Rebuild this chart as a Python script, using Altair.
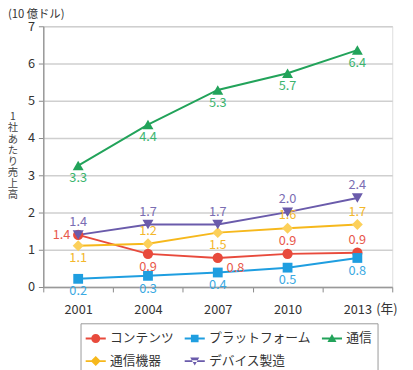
import altair as alt
import pandas as pd

years = ["2001", "2004", "2007", "2010", "2013"]
series_names = ["コンテンツ", "プラットフォーム", "通信", "通信機器", "デバイス製造"]
contents = [1.40, 0.89, 0.78, 0.89, 0.92]
platform = [0.22, 0.30, 0.39, 0.52, 0.78]
telecom = [3.26, 4.36, 5.29, 5.74, 6.36]
equipment = [1.11, 1.16, 1.46, 1.58, 1.68]
devices = [1.40, 1.68, 1.68, 2.01, 2.39]

# label placement per point
place_contents = ["left", "below", "belowright", "above", "above"]
place_platform = ["below", "below", "below", "below", "below"]
place_telecom = ["below", "below", "below", "below", "below"]
place_equipment = ["below", "above", "below", "above", "above"]
place_devices = ["above", "above", "above", "above", "above"]

colors = ["#e84a3c", "#1f9ee0", "#22a35a", "#fcd05a", "#6a5bab"]
line_colors = ["#e84a3c", "#1f9ee0", "#22a35a", "#f6b81c", "#6a5bab"]
label_colors = ["#e8594c", "#3aa9e2", "#3bb46e", "#f3b72b", "#7a6db3"]
shapes = ["circle", "square", "triangle-up", "diamond", "triangle-down"]
y_title_chars = list("1社あたり売上高")

values = [contents, platform, telecom, equipment, devices]
places = [place_contents, place_platform, place_telecom, place_equipment, place_devices]

rows = []
for s, vals, pl in zip(series_names, values, places):
    for y, v, p in zip(years, vals, pl):
        rows.append({"year": y, "series": s, "value": v, "place": p})
df = pd.DataFrame(rows)

FONT = "Noto Sans CJK JP"

x_enc = alt.X("year:N", scale=alt.Scale(paddingInner=0, paddingOuter=0),
              axis=alt.Axis(title="(年)", titleAngle=0, titleX=350, titleY=22,
                            titleFontWeight="normal", titleFontSize=13, titleColor="#333",
                            titleBaseline="middle", titleAlign="center",
                            labelAngle=0, labelFontSize=13, labelColor="#333", labelPadding=12,
                            tickBand="extent", tickSize=5, tickColor="#888",
                            domainColor="#999", domainWidth=1.5, grid=False))
y_enc = alt.Y("value:Q", scale=alt.Scale(domain=[0, 7], nice=False),
              axis=alt.Axis(values=[0, 1, 2, 3, 4, 5, 6, 7], title=None,
                            labelFontSize=13, labelColor="#333", labelPadding=4,
                            tickSize=5, tickColor="#888", domainColor="#999", domainWidth=1.5,
                            gridColor="#cfcfcf", gridWidth=1.5))

color_scale = alt.Scale(domain=series_names, range=line_colors)
fill_scale = alt.Scale(domain=series_names, range=colors)
label_scale = alt.Scale(domain=series_names, range=label_colors)

# legend symbol paths: line + marker
p_line = "M-1,-0.09H1V0.09H-1Z "
leg_paths = [
    p_line + "M0.45,0A0.45,0.45,0,1,1,-0.45,0A0.45,0.45,0,1,1,0.45,0Z",
    p_line + "M-0.38,-0.38H0.38V0.38H-0.38Z",
    p_line + "M0,-0.45L0.45,0.35L-0.45,0.35Z",
    p_line + "M0,-0.5L0.5,0L0,0.5L-0.5,0Z",
    p_line + "M0,0.45L0.45,-0.35L-0.45,-0.35Z",
]

leg = alt.Legend(
    title=None, orient="none", legendX=38, legendY=303,
    direction="horizontal", columns=3, gridAlign="none",
    columnPadding=10, rowPadding=5,
    labelFont=FONT, labelFontSize=13, labelColor="#333",
    labelOffset=4, symbolSize=420, symbolStrokeWidth=0,
    symbolOpacity=1, padding=5, strokeColor="#999")

base = alt.Chart(df)

legend_layer = base.transform_filter(alt.datum.year == "2001").mark_point(
    filled=True, size=0
).encode(
    x=x_enc, y=y_enc,
    color=alt.Color("series:N", scale=color_scale, legend=leg),
    shape=alt.Shape("series:N", scale=alt.Scale(domain=series_names, range=leg_paths),
                    legend=leg),
)

lines = base.mark_line(strokeWidth=2).encode(
    x=x_enc, y=y_enc,
    color=alt.Color("series:N", scale=color_scale, legend=None),
    detail="series:N",
)

point_layers = [
    base.transform_filter(alt.datum.series == s).mark_point(
        filled=True, opacity=1, size=sz, shape=sh
    ).encode(
        x=x_enc, y=y_enc,
        fill=alt.Fill("series:N", scale=fill_scale, legend=None),
    )
    for s, sh, sz in zip(series_names, shapes, [110, 100, 125, 125, 125])
]

def labels(place, **kw):
    return base.transform_filter(alt.datum.place == place).mark_text(
        font=FONT, fontSize=13, baseline="middle", **kw
    ).encode(
        x=x_enc, y=y_enc,
        text=alt.Text("value:Q", format=".1f"),
        color=alt.Color("series:N", scale=label_scale, legend=None),
    )

lab_above = labels("above", dy=-13)
lab_below = labels("below", dy=13)
lab_left = labels("left", dx=-17)
lab_br = labels("belowright", dx=18, dy=10)

y_title = alt.Chart(pd.DataFrame({"ch": y_title_chars, "i": list(range(len(y_title_chars)))})).transform_calculate(
    py="93 + datum.i * 11.3"
).mark_text(
    font=FONT, fontSize=10.5, baseline="middle", align="center", color="#444"
).encode(text="ch:N", x=alt.value(-31), y=alt.Y("py:Q", scale=None, axis=None))

main = alt.layer(lines, *point_layers)

chart = alt.layer(legend_layer, main, lab_above, lab_below, lab_left, lab_br, y_title).resolve_scale(
    color="independent", shape="independent"
).properties(
    width=356, height=266,
    autosize=alt.AutoSizeParams(type="none"),
    padding={"left": 36, "top": 15, "right": 13, "bottom": 81},
    title=alt.TitleParams("(10 億ドル)", anchor="start", frame="group", dx=-36, offset=0,
                          font=FONT, fontSize=11.5, fontWeight="normal", color="#333"),
).configure_view(stroke=None).configure(font=FONT)

chart.save("out.html", embed_options={"renderer": "svg", "actions": False})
# # #
Leave out the pictures, then repeat the listing above exactly from its first line to the line with "import pandas as pd", inclusive.

## [Exercise output]
Rebuild this chart as a Python script, using Altair.
import altair as alt
import pandas as pd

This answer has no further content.